* _WRITTEN TASK_
Don't include pictures. Quote the lines below from the first through the line that contains "(0,0) rectangle (638,740);".

* _DATASET RECORDS_
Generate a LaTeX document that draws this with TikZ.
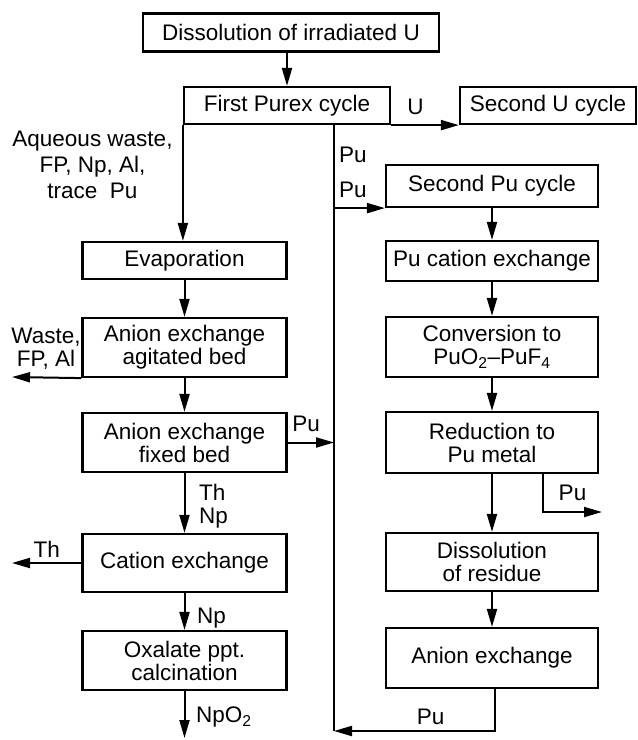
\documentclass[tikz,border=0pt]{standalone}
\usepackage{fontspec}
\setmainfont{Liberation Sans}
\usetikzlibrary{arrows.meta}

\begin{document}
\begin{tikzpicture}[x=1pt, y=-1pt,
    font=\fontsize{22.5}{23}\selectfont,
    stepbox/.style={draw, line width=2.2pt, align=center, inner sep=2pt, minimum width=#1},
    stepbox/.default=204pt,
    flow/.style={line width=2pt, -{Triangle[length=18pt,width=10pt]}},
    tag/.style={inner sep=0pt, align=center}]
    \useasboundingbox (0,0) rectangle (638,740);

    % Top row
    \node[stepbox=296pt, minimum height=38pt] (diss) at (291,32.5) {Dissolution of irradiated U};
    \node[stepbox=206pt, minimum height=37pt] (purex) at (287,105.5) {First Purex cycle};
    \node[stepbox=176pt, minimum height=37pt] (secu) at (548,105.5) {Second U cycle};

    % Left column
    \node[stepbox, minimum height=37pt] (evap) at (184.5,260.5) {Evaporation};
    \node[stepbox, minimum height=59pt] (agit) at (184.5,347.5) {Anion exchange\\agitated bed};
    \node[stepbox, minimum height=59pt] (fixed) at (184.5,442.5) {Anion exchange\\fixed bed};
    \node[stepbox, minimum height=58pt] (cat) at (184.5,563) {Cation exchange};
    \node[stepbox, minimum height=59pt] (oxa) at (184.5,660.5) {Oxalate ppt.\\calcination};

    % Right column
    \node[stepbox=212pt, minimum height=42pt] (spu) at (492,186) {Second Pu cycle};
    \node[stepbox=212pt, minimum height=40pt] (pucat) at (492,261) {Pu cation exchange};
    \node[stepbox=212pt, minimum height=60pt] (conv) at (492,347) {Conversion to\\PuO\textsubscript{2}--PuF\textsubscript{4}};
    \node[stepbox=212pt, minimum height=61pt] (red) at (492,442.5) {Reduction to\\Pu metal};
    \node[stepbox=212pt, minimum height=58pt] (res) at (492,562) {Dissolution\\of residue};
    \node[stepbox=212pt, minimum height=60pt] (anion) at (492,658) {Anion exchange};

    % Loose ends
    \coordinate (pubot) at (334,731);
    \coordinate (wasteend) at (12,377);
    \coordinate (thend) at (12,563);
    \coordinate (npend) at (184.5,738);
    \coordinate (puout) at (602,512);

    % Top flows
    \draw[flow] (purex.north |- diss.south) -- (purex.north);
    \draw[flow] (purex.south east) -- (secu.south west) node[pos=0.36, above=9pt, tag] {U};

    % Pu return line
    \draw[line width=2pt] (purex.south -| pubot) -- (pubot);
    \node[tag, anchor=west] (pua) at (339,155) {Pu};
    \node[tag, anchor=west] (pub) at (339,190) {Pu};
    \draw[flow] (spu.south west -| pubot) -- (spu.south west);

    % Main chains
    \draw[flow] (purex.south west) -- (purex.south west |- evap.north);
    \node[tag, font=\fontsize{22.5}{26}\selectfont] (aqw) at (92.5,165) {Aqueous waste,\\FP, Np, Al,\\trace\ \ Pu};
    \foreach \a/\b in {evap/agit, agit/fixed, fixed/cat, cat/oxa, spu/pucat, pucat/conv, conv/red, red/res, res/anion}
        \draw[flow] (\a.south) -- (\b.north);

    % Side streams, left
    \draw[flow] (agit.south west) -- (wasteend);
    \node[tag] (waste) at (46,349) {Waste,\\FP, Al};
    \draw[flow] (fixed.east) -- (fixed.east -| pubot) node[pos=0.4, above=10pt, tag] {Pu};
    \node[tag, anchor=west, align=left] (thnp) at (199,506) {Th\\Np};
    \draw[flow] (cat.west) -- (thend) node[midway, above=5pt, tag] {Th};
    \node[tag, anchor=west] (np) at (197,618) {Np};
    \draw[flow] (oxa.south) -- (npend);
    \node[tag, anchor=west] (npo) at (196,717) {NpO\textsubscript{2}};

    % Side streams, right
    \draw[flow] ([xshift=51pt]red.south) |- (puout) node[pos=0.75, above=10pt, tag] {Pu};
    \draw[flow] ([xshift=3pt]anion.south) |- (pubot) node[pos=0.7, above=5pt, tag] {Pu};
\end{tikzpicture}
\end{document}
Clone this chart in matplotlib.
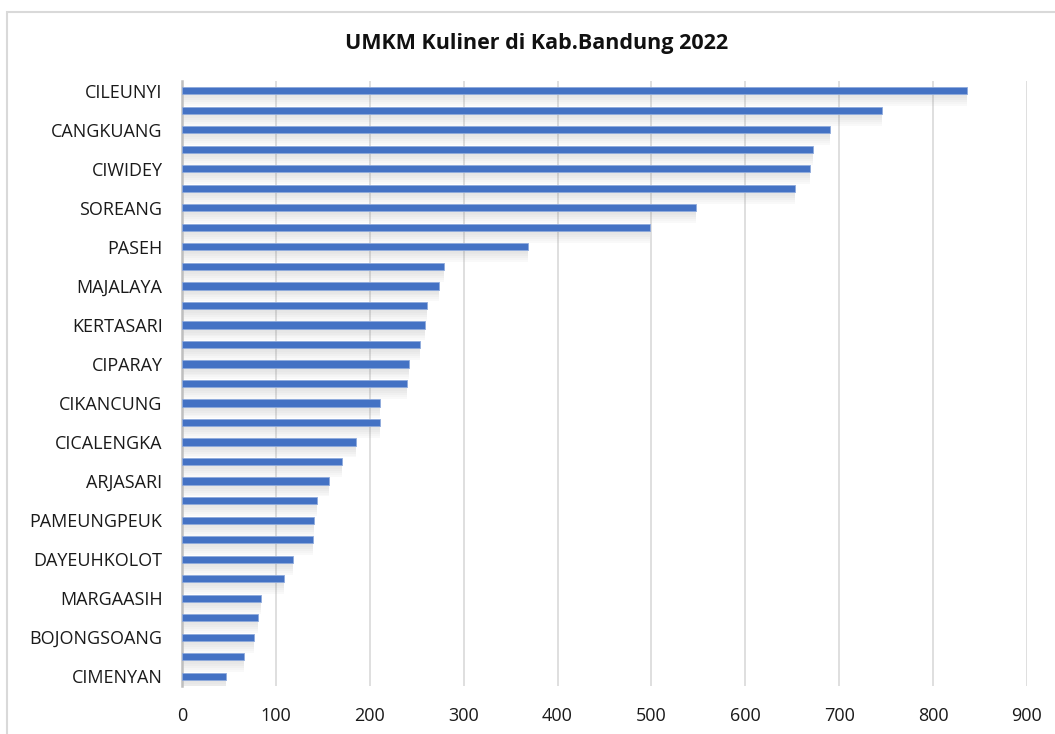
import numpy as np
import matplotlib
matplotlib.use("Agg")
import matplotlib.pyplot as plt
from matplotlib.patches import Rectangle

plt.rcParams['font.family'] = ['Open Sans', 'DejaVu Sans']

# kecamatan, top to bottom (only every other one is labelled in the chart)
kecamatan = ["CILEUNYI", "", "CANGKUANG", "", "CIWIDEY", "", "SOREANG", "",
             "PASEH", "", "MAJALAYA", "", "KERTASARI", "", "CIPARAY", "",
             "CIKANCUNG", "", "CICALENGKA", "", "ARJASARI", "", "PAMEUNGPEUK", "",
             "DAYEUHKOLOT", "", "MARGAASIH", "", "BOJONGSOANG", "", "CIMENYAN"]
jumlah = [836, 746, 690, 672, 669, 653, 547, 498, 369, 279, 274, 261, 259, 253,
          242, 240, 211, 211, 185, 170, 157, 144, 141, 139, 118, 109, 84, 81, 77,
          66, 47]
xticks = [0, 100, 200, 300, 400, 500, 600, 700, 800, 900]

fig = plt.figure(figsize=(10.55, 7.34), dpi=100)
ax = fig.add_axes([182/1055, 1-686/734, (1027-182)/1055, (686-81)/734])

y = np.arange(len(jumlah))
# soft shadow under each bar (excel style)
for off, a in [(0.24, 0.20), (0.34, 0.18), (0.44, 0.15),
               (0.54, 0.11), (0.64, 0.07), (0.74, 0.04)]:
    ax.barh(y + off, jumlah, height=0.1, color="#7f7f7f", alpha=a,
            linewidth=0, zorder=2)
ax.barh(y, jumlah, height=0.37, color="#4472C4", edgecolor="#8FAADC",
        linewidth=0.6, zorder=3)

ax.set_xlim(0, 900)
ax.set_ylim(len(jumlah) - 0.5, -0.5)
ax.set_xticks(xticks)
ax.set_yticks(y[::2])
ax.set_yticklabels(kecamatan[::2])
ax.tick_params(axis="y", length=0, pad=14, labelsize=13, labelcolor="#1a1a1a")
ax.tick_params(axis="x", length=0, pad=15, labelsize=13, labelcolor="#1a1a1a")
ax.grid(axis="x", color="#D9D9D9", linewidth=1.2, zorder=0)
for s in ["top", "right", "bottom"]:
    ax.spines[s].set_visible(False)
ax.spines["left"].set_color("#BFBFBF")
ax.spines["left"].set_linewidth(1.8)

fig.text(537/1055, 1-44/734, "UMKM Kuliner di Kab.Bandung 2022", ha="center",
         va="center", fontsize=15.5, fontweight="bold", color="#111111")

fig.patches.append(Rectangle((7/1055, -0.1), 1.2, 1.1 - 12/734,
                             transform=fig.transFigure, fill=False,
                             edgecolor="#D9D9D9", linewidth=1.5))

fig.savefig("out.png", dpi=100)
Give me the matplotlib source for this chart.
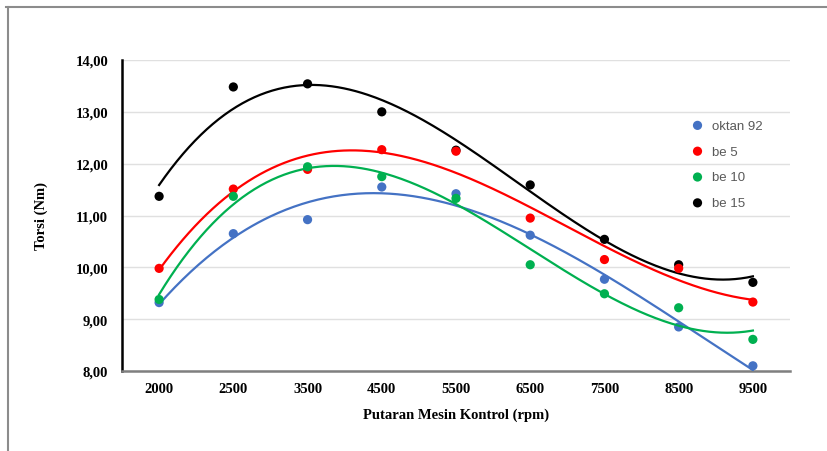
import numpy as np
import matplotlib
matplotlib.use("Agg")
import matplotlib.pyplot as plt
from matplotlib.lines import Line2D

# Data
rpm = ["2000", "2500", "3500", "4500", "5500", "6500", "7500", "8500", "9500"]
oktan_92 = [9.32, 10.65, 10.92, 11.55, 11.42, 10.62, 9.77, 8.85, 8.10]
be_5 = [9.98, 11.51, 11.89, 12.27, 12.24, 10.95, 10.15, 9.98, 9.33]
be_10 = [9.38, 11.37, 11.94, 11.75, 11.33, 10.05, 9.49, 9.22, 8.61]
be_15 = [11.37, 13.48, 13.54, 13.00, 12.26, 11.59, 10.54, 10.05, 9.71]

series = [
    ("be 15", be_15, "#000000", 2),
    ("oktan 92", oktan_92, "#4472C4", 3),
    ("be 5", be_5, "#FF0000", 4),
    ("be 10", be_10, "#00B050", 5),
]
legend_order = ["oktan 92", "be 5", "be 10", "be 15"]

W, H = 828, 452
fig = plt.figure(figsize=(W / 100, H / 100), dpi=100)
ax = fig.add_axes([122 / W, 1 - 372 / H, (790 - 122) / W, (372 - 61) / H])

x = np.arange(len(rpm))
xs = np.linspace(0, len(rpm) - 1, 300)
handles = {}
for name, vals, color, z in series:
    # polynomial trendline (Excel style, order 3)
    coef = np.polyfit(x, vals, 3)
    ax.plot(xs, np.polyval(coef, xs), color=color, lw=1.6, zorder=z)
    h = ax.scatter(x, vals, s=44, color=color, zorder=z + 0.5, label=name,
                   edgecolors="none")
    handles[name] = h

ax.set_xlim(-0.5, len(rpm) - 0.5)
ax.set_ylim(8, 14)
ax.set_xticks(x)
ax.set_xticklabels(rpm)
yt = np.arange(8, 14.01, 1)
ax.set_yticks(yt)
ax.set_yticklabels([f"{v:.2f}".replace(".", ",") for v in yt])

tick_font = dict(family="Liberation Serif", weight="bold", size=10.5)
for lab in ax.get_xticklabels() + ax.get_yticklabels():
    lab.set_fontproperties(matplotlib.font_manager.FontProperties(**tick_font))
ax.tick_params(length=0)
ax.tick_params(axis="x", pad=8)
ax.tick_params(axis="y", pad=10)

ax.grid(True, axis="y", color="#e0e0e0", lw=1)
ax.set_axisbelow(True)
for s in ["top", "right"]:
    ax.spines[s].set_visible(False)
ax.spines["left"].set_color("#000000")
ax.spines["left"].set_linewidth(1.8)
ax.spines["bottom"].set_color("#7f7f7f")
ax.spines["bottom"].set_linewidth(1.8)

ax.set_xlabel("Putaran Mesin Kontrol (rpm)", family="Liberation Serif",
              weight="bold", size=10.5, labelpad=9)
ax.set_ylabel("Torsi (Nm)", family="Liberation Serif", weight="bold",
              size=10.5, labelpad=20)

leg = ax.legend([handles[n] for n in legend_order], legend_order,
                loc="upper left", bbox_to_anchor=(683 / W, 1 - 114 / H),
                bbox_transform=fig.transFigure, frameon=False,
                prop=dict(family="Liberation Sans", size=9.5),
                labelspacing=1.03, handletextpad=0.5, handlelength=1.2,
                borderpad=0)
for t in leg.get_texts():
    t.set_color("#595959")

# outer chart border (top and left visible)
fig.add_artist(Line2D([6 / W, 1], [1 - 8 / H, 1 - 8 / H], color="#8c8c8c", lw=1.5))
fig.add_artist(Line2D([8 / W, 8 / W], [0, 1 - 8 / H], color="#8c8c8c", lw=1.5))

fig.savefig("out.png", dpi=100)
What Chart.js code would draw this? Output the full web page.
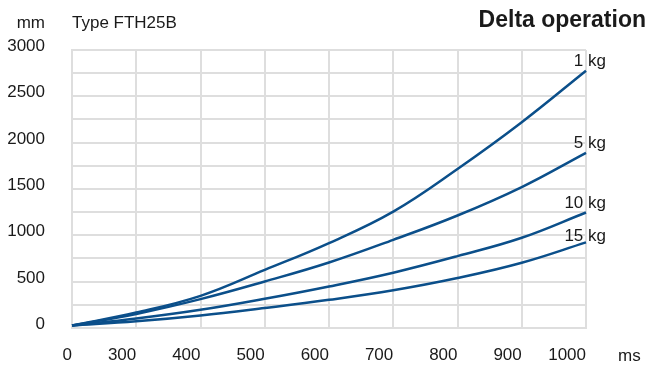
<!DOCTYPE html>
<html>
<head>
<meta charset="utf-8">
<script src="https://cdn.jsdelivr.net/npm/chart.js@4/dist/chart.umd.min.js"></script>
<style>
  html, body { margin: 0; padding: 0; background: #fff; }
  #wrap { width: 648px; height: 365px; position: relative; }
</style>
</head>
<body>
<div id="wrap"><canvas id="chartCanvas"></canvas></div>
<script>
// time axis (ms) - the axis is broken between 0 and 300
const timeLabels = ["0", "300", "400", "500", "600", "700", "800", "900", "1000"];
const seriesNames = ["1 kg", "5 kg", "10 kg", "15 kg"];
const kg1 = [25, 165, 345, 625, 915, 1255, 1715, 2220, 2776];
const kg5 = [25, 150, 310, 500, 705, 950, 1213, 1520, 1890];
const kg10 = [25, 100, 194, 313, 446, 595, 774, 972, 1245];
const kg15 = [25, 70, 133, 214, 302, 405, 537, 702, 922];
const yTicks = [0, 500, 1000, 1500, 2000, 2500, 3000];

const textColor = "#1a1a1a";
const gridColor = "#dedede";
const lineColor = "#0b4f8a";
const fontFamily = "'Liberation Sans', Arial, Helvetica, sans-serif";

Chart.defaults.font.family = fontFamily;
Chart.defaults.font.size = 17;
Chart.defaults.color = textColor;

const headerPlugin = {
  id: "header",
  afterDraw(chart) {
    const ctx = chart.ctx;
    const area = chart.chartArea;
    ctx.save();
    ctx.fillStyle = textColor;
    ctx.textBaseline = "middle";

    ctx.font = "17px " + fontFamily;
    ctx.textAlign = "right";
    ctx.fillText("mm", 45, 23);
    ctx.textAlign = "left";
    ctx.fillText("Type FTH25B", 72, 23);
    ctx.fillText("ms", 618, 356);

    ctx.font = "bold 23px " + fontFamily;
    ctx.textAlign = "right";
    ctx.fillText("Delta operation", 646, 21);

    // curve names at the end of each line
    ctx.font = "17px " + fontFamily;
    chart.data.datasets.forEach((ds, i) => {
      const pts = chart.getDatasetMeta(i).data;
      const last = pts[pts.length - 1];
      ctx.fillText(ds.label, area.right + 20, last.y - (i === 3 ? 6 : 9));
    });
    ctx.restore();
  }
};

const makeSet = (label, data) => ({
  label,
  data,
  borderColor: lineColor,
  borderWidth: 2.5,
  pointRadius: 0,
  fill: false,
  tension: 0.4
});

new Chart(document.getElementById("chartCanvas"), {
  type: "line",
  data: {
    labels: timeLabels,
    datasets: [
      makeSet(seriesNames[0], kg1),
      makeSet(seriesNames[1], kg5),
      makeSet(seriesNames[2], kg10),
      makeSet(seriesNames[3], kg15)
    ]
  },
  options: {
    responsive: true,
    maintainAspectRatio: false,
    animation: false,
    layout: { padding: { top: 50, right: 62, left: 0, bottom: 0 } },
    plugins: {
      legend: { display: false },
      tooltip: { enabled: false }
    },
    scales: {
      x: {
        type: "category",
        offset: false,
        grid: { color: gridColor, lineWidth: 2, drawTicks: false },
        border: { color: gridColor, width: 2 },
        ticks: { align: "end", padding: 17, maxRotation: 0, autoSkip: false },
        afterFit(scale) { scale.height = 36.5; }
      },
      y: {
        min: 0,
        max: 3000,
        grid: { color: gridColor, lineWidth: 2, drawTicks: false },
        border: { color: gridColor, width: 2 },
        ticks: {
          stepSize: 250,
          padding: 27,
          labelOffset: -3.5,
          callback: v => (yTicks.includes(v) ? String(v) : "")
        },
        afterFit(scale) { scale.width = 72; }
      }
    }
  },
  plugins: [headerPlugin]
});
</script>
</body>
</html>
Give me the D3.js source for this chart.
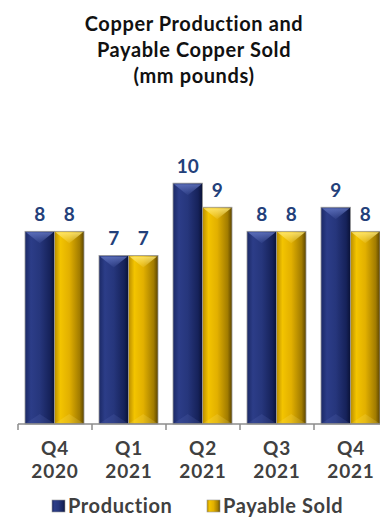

* _EXERCISE RESPONSE_
Generate a LaTeX document that draws this with TikZ.
\documentclass[tikz,border=0pt]{standalone}
\usepackage{fontspec}
\setmainfont{Liberation Sans}
\usetikzlibrary{arrows.meta}

\begin{document}
\begin{tikzpicture}[x=1pt, y=-1pt,
    font=\fontsize{22.5}{23}\selectfont,
    stepbox/.style={draw, line width=2.2pt, align=center, inner sep=2pt, minimum width=#1},
    stepbox/.default=204pt,
    flow/.style={line width=2pt, -{Triangle[length=18pt,width=10pt]}},
    tag/.style={inner sep=0pt, align=center}]
    \useasboundingbox (0,0) rectangle (638,740);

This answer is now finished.